The Mudcat Café TM
Thread #13706 Message #4231132
Posted By: Gibb Sahib
04-Nov-25 - 01:24 AM
Thread Name: Origin: Soon May the Wellerman Come
Subject: RE: Origin: Soon May the Wellerman Come
I now have a (borrowed) copy of _First White Boy_ (1998 edition; first published 1939).
No obvious Weller'sman song inside.
It does have (as expected) "The Beautiful Coast of New Zealand." All four of the verses that have been posted to this thread already, with only slight editorial differences.
They come in a chapter called "The Whalers" and under a subheading "Whalers' Rhymes."
The author says that Kennard,
//quote// could recollect the singing of ordinary nautical songs of the type of "A Life on the Ocean Wave," etc., but he could remember hearing no chanties or special ditties. Someone, he knew not who, had composed several verses of doggerel about items topical of the day, and this used to be recited in a jocular manner. The first verse went:
Along the coast the Magnet came, [etc]
[commentary on the lyrics]
Mr Willsher sold to Bloody Jack [etc] [commentary]
Waikouaiti and Molyneux, [etc] [commentary]

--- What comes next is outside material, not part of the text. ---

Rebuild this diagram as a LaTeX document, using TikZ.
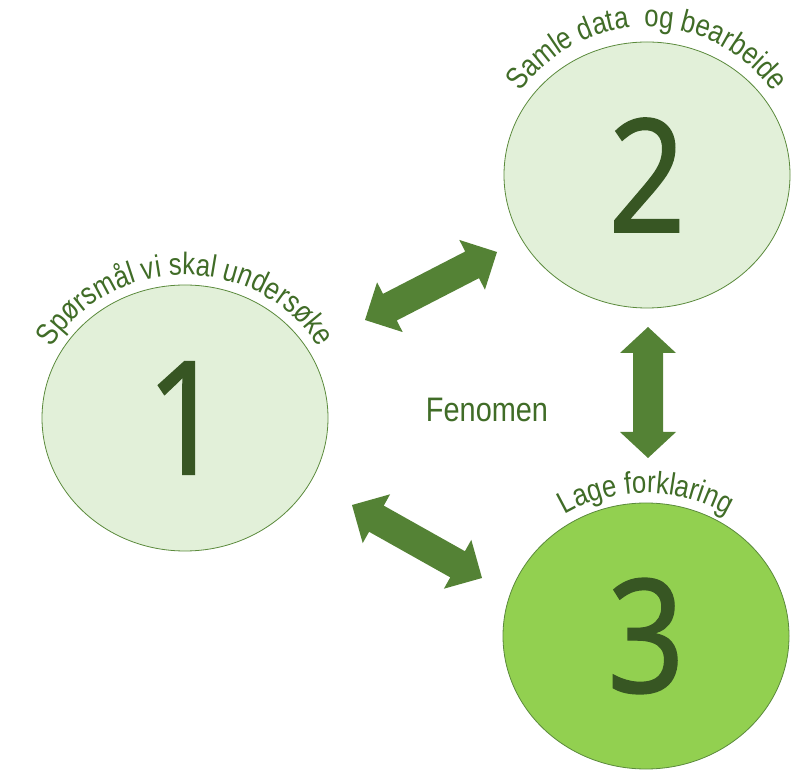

Peter Shavatt has a shocking bad hat, And old John Hughes has shocking bad shoes, [etc] [commentary]
//unquote//
Commentary indicates knowing who these people were. And, of the fourth stanza, "The narrator says the second line should read 'Old Jack Hughes had Maori shoes,' according to the way he heard it when a child" (pg 32).
Kennard's father came to NZ on the brig Magnet arriving in March 1840.
TB Kennard was born May 6, 1841 at Tumai. Died Feb. 29, 1936.
No "Weller" in the index, nor use of that word in the Whalers chapter.